The Brick Testament

“To the Lighthouse” by Virginia Woolfe having proven to be the shortest book I have yet to finish reading I have begun to read Robyn William’s “Unintelligent Design”. This highly respected Australian science journalist has taken on what he calls “Terrorism focused on public education.” So-called Intelligent Design.

I am about to become a believer in Intelligent Co-incidence as I also came across one of the funnier religious websites today. Reading Tayloropolis I spotted a posting about “The Brick Testament”.

The Brick Testament is a series of sometimes obscure tales from the Bible, told with Lego dioramas. Go look for yourself. This is almost as good as Missed Manners effort with the Battle of Helms Deep.   Certainly there is more to see!

tower of babel

This is one of the nine illustrations for the story of the Tower of Babel.  Of course, if you want something a little gorier, how about the beheading of Goliath by David?

goliath beheaded

Things haven’t changed much in 3000 years over there in the Biblical lands.
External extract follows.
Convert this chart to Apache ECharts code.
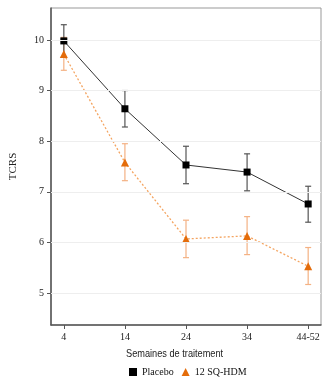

8 responses to “The Brick Testament

  1. D00d! d00d! I was all over that like, a year ago, with the lego Easter and shit. Holy crap, is nothing sacred?


  2. It’s not my fault! I wasn’t even in the blogoswamp last Easter. Unholy coprolites, everything is blasphemously bloggable!


  3. Well I had the Lego Three Kings up on Epiphany, though maybe you were away then. I came across The Brick Testament over at Dan’s Samovar (also wasn’t here last Easter). Great, innit?


  4. Haha … maybe when they get intelligent design into schools they can push to use this system to teach architecture.


  5. az, it is brilliant. Such single-minded dedication is rare in this modern world. At least, I think it is dedication. 🙂

    samaha, Isn’t it strange that the least intelligent thing about ID is its proponents. I would not trust a building constructed by an IDer!


  6. I just adore the lego diaramas. Makes me wonder what I wasted all my years doing with my son. Hd’d have been much more interested in lego if we’d set up massacres with it.


  7. The really cool thing about The Brick Testament, as Dan pointed out, is that it that although the images are clearly tongue-in-cheek funny the actual text is accurate and so it is quite a fun way to read The Bible.

    In the interest of comparative religions and mythologies I’ve tried reading The Bible many times but never got very far before I fell asleep. The Lego version gives you the main points of the various books and makes reading it enjoyable. 🙂


  8. Litlove, a long long time ago, in a galaxy far – – oops, wrong intro. Back when I was young, in the cretinous age, there was a product called “Bilda-bricks”. This was the British pre-cursor to Lego. I made little tanks and field cannons and warships, then blew them up with my explosive hands! It was a lot of fun for a six year old. Shortly afterwards I discovered the world of books and I put such childish things behind me. I read of wars and mayhem instead.

    az, seeing some of the biblical stories in that form, to me, raises further questions about the worthiness of yahwah to be considered a subject of worship. His vindictiveness and self-centeredness seem to mimic the worst of mankind’s traits.